NAME
Catmandu::Importer::Pure - Package that imports Pure data.
SYNOPSIS
# From the command line
$ catmandu convert Pure \
--base https://host/ws/api/... \
--endpoint research-outputs \
--apiKey "..."
# In Perl
use Catmandu;
my %attrs = (
base => 'https://host/path',
endpoint => 'research-outputs',
apiKey => '...',
options => { 'fields' => 'title,type,authors.*' }
);
my $importer = Catmandu->importer('Pure', %attrs);
my $n = $importer->each(sub {
my $hashref = $_[0];
# ...
});
# get number of validated and approved publications
my $count = Catmandu->importer(
'Pure',
base => 'https://host/path',
endpoint => 'research-outputs',
apiKey => '...',
fullResponse => 1,
post_xml => '<?xml version="1.0" encoding="utf-8"?>'
. '<researchOutputsQuery>'
. '<size>0</size>'
. '<workflowSteps>'
. ' <workflowStep>approved</workflowStep>'
. ' <workflowStep>validated</workflowStep>'
. '</workflowSteps>'
. '</researchOutputsQuery>'
)->first->{result}[0]{count};
DESCRIPTION
Catmandu::Importer::Pure is a Catmandu package that seamlessly imports data from Elsevier's Pure system using its REST service. In order to use the Pure Web Service you need an API key. List of all available endpoints and further documentation can currently be found under /ws on a webserver that is running Pure. Note that this version of the importer is tested with Pure API version 5.18 and might not work with later versions.
CONFIGURATION
- base
-
Base URL for the REST service is required, for example 'http://purehost.com/ws/api/518'
- endpoint
-
Valid endpoint is required, like 'research-outputs'
- apiKey
-
Valid API key is required for access
- path
-
Path after the endpoint
- user
-
User name if basic authentication is used
- password
-
Password if basic authentication is used
- options
-
Options passed as parameters to the REST service, for example: { 'size' => 20, 'fields' => 'title,type,authors.*' }
- post_xml
-
xml containing a query that will be submitted with a POST request
- fullResponse
-
Optional flag. If true delivers the complete results as a single item (record), corresponding to the XML response received. Only one request to the REST service is made in this case. Default is false.
If the flag is false then the items are set to child elements of the element 'result' or in case the 'result' element does not exist they are set to child elements of the root element for each response.
- handler( sub {} | $object | 'NAME' | '+NAME' )
-
Handler to transform each record from XML DOM (XML::LibXML::Element) into Perl hash.
Handlers can be provided as function reference, an instance of a Perl package that implements 'parse', or by a package NAME. Package names should be prepended by
+
or prefixed withCatmandu::Importer::Pure::Parser
. E.gfoobar
will create aCatmandu::Importer::Pure::Parser::foobar
instance.By default the handler Catmandu::Importer::Pure::Parser::simple is used.

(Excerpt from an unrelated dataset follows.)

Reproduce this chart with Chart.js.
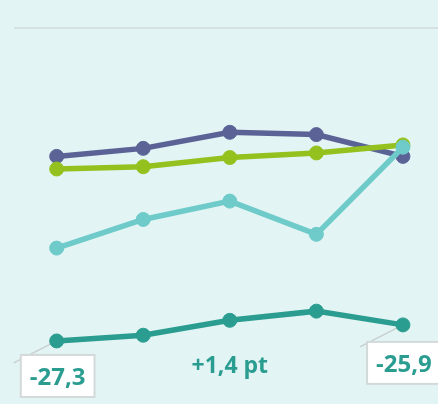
<!DOCTYPE html>
<html>
<head>
<meta charset="utf-8">
<script src="https://cdn.jsdelivr.net/npm/chart.js@4"></script>
<style>
  body { margin: 0; background: #e2f4f4; }
  #wrap { width: 438px; height: 404px; position: relative; }
</style>
</head>
<body>
<div id="wrap"><canvas id="chart"></canvas></div>
<script>
// Dữ liệu
const periods = [0, 1, 2, 3, 4];
const seriesBlue = [-11.2, -10.5, -9.1, -9.3, -11.2];
const seriesGreen = [-12.3, -12.1, -11.3, -10.9, -10.2];
const seriesLight = [-19.2, -16.7, -15.1, -18.0, -10.4];
const seriesDark = [-27.3, -26.8, -25.5, -24.7, -25.9];
const startLabel = '-27,3';
const endLabel = '-25,9';
const deltaLabel = '+1,4 pt';

const DARK = '#2a9d90';

const toPoints = arr => arr.map((v, i) => ({ x: periods[i], y: v }));

const makeSet = (data, color) => ({
    data: toPoints(data),
    borderColor: color,
    backgroundColor: color,
    borderWidth: 5.5,
    pointRadius: 7,
    pointBorderWidth: 1,
    pointHoverRadius: 7,
    tension: 0,
    clip: false
});

// Nhãn đầu / cuối cho đường xanh đậm
const labelPlugin = {
    id: 'labels',
    beforeDatasetsDraw(chart) {
        const { ctx, scales: { x, y } } = chart;
        const first = periods[0], last = periods[periods.length - 1];
        const pts = [
            [x.getPixelForValue(first), y.getPixelForValue(seriesDark[0])],
            [x.getPixelForValue(last), y.getPixelForValue(seriesDark[seriesDark.length - 1])]
        ];
        ctx.save();
        ctx.strokeStyle = '#c9cfcf';
        ctx.lineWidth = 1.5;
        pts.forEach(([px, py]) => {
            ctx.beginPath();
            ctx.moveTo(px, py);
            ctx.lineTo(px - 43, py + 22);
            ctx.stroke();
        });
        ctx.restore();
    },
    afterDatasetsDraw(chart) {
        const { ctx, scales: { x, y } } = chart;
        const first = periods[0], last = periods[periods.length - 1];
        const p1 = [x.getPixelForValue(first), y.getPixelForValue(seriesDark[0])];
        const p2 = [x.getPixelForValue(last), y.getPixelForValue(seriesDark[seriesDark.length - 1])];

        ctx.save();
        ctx.font = 'bold 24px "Open Sans"';
        ctx.textAlign = 'center';
        ctx.textBaseline = 'middle';

        const box = (cx, cy, text) => {
            const w = ctx.measureText(text).width + 18;
            const h = 42;
            ctx.fillStyle = '#ffffff';
            ctx.fillRect(cx - w / 2, cy - h / 2, w, h);
            ctx.strokeStyle = '#d3d9d9';
            ctx.lineWidth = 2;
            ctx.strokeRect(cx - w / 2, cy - h / 2, w, h);
            ctx.fillStyle = DARK;
            ctx.fillText(text, cx, cy + 2);
        };
        box(p1[0] + 1, p1[1] + 35, startLabel);
        box(p2[0] + 1, p2[1] + 38, endLabel);

        ctx.fillStyle = DARK;
        ctx.font = 'bold 23px "Open Sans"';
        ctx.fillText(deltaLabel, (p1[0] + p2[0]) / 2, 366);
        ctx.restore();
    }
};

new Chart(document.getElementById('chart'), {
    type: 'line',
    data: {
        datasets: [
            makeSet(seriesLight, '#6fcaca'),
            makeSet(seriesGreen, '#95c11f'),
            makeSet(seriesBlue, '#5b6396'),
            makeSet(seriesDark, DARK)
        ]
    },
    options: {
        responsive: true,
        maintainAspectRatio: false,
        animation: false,
        layout: { autoPadding: false, padding: { left: 14, top: 28, right: 0, bottom: 0 } },
        plugins: { legend: { display: false }, tooltip: { enabled: false } },
        scales: {
            x: { type: 'linear', min: -0.493, max: 4.405, display: false },
            y: {
                min: -32.8,
                max: 0,
                afterBuildTicks: axis => { axis.ticks = [{ value: 0 }]; },
                ticks: { display: false },
                border: { display: false },
                grid: { color: '#d6e2e2', lineWidth: 2, drawTicks: false }
            }
        }
    },
    plugins: [labelPlugin]
});
</script>
</body>
</html>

It provides a simple XML parsing, using XML::LibXML::Simple,
Other possible values are Catmandu::Importer::Pure::Parser::struct for XML::Struct based structure that preserves order and Catmandu::Importer::Pure::Parser::raw that returns the XML as it is.
- userAgent
-
HTTP user agent string, set to
Mozilla/5.0
by default. - furl
-
Instance of Furl or compatible class to fetch URLs with.
- timeout
-
Timeout for HTTP requests in seonds. Defaults to 50.
- trim_text
-
Optional flag. If true then all text nodes in the REST response are trimmed so that any leading and trailing whitespace is removed before parsing. This is useful if you don't want to risk getting leading and trailing whitespace in your data, since Pure doesn't currently clean leading/trailing white space from user input. Note that there is a small performance penalty when using this option. Default is false.
- filter( sub {} )
-
Optional reference to function that processes the XML response before it is parsed. The argument to the function is a reference to the XML text, which is then used to modify it. This is option is normally not needed but can helpful if there is a problem parsing the response due to a bug in the REST service.
METHODS
In addition to methods inherited from Catmandu::Iterable, this module provides the following public methods:
- url
-
Return the current Pure REST request URL (useful for debugging).
SEE ALSO
AUTHOR
Snorri Briem <briem@cpan.org>
COPYRIGHT
Copyright 2017- Lund University Library
LICENSE
This is free software; you can redistribute it and/or modify it under the same terms as the Perl 5 programming language system itself.